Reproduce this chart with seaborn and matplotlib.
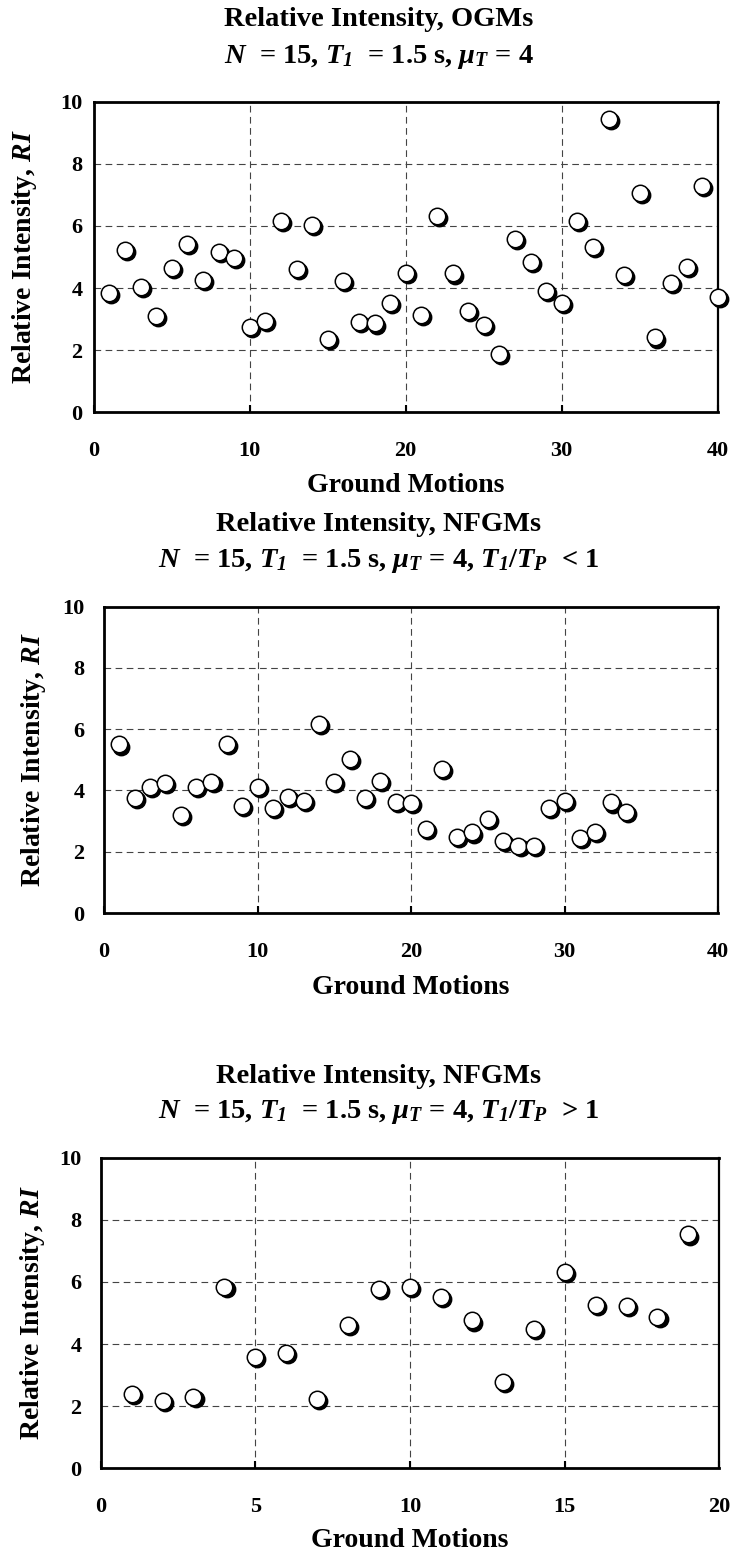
import numpy as np
import pandas as pd
import matplotlib
matplotlib.use("Agg")
import matplotlib.pyplot as plt
from matplotlib.transforms import ScaledTranslation
import seaborn as sns

# ---------------- data ----------------
ogm_ri = [3.83, 5.23, 4.04, 3.11, 4.64, 5.41, 4.26, 5.17, 4.96, 2.74,
          2.93, 6.16, 4.61, 6.03, 2.35, 4.23, 2.92, 2.86, 3.53, 4.50,
          3.13, 6.32, 4.47, 3.27, 2.81, 1.88, 5.57, 4.83, 3.91, 3.51,
          6.16, 5.33, 9.44, 4.42, 7.05, 2.41, 4.15, 4.69, 7.29, 3.72]
nfgm_lt1_ri = [5.50, 3.77, 4.12, 4.23, 3.19, 4.12, 4.28, 5.51, 3.49, 4.12,
               3.42, 3.80, 3.66, 6.18, 4.28, 5.02, 3.76, 4.32, 3.63, 3.60,
               2.75, 4.70, 2.47, 2.63, 3.07, 2.35, 2.20, 2.20, 3.44, 3.66,
               2.46, 2.64, 3.61, 3.29]
nfgm_gt1_ri = [2.40, 2.17, 2.29, 5.84, 3.58, 3.71, 2.22, 4.61, 5.78, 5.83,
               5.52, 4.76, 2.77, 4.48, 6.32, 5.26, 5.23, 4.88, 7.53]

title_line1 = ["Relative Intensity, OGMs",
               "Relative Intensity, NFGMs",
               "Relative Intensity, NFGMs"]
title_line2 = [r"$N$  = 15, $T_{\mathsf{1}}$  = 1.5 s, $\mu_{T}$ = 4",
               r"$N$  = 15, $T_{\mathsf{1}}$  = 1.5 s, $\mu_{T}$ = 4, $T_{\mathsf{1}}/T_{P}$  < 1",
               r"$N$  = 15, $T_{\mathsf{1}}$  = 1.5 s, $\mu_{T}$ = 4, $T_{\mathsf{1}}/T_{P}$  > 1"]
x_label = "Ground Motions"
y_label = r"Relative Intensity, $RI$"
x_ticks = [[0, 10, 20, 30, 40], [0, 10, 20, 30, 40], [0, 5, 10, 15, 20]]
y_ticks = [0, 2, 4, 6, 8, 10]

# ---------------- style ----------------
sns.set_style("white")
plt.rcParams["font.family"] = ["Liberation Serif", "DejaVu Serif"]
plt.rcParams["font.weight"] = "bold"
plt.rcParams["text.color"] = "black"
plt.rcParams["axes.labelcolor"] = "black"
plt.rcParams["xtick.color"] = "black"
plt.rcParams["ytick.color"] = "black"
plt.rcParams["mathtext.fontset"] = "custom"
plt.rcParams["mathtext.rm"] = "Liberation Serif:bold"
plt.rcParams["mathtext.bf"] = "Liberation Serif:bold"
plt.rcParams["mathtext.it"] = "Liberation Serif:italic:bold"
plt.rcParams["mathtext.sf"] = "Liberation Serif:italic:bold"

W, H = 734, 1553
fig = plt.figure(figsize=(W / 100, H / 100), dpi=100)

# pixel geometry of each panel: left, right, top, bottom
panels = [
    dict(data=ogm_ri, box=(93.7, 717.7, 101.7, 412.3), t1=26, t2=62.7,
         ypad=8, ylab_x=25, xlab_base=79.5),
    dict(data=nfgm_lt1_ri, box=(104.0, 718.0, 606.5, 913.1), t1=531, t2=566.7,
         ypad=14, ylab_x=33, xlab_base=81),
    dict(data=nfgm_gt1_ri, box=(100.7, 719.3, 1157.7, 1468.3), t1=1083.3, t2=1118.3,
         ypad=14, ylab_x=32, xlab_base=78.5),
]

for i, p in enumerate(panels):
    l, r, t, b = p["box"]
    ax = fig.add_axes([l / W, 1 - b / H, (r - l) / W, (b - t) / H])
    vals = p["data"]
    df = pd.DataFrame({"gm": np.arange(1, len(vals) + 1), "ri": vals})

    shadow = ax.transData + ScaledTranslation(1.5 / 72, -1.5 / 72, fig.dpi_scale_trans)
    sns.scatterplot(data=df, x="gm", y="ri", ax=ax, s=140, color="black",
                    edgecolor="black", linewidth=1.0, transform=shadow,
                    clip_on=False, zorder=3, legend=False)
    sns.scatterplot(data=df, x="gm", y="ri", ax=ax, s=140, color="white",
                    edgecolor="black", linewidth=1.1, clip_on=False,
                    zorder=4, legend=False)

    ax.set_xlim(x_ticks[i][0], x_ticks[i][-1])
    ax.set_ylim(0, 10)
    ax.set_xticks(x_ticks[i])
    ax.set_yticks(y_ticks)
    ax.grid(True, linestyle=(0, (6, 4)), color="#444444", linewidth=0.8)
    ax.set_axisbelow(True)
    for s in ["left", "bottom", "top"]:
        ax.spines[s].set_linewidth(2.0)
        ax.spines[s].set_color("black")
    ax.spines["right"].set_linewidth(1.6)
    ax.spines["right"].set_color("black")

    ax.tick_params(axis="x", direction="in", length=5, width=1.5, pad=20.5,
                   labelsize=16, colors="black", bottom=True)
    ax.tick_params(axis="y", length=0, pad=p["ypad"], labelsize=16,
                   colors="black", left=True)
    for lab in ax.get_xticklabels() + ax.get_yticklabels():
        lab.set_fontweight("bold")

    ax.set_xlabel(x_label, fontsize=20, fontweight="bold", color="black")
    ax.xaxis.set_label_coords(0.5, -p["xlab_base"] / (b - t))
    ax.xaxis.label.set_va("baseline")
    ax.set_ylabel(y_label, fontsize=20, fontweight="bold", color="black")
    ax.yaxis.set_label_coords((p["ylab_x"] - l) / (r - l), 0.5)
    ax.yaxis.label.set_va("center")

    fig.text(379 / W, 1 - p["t1"] / H, title_line1[i], ha="center",
             va="baseline", fontsize=20.5, fontweight="bold", color="black")
    fig.text(379 / W, 1 - p["t2"] / H, title_line2[i], ha="center",
             va="baseline", fontsize=20.5, fontweight="bold", color="black")

fig.savefig("out.png", dpi=100)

_Exercise_. Extract, word for word, each line from the top of the data down to and including the line with "import seaborn as sns"; skip the pictures.

_Complete response_.
Reproduce this chart with seaborn and matplotlib.
import numpy as np
import pandas as pd
import matplotlib
matplotlib.use("Agg")
import matplotlib.pyplot as plt
from matplotlib.transforms import ScaledTranslation
import seaborn as sns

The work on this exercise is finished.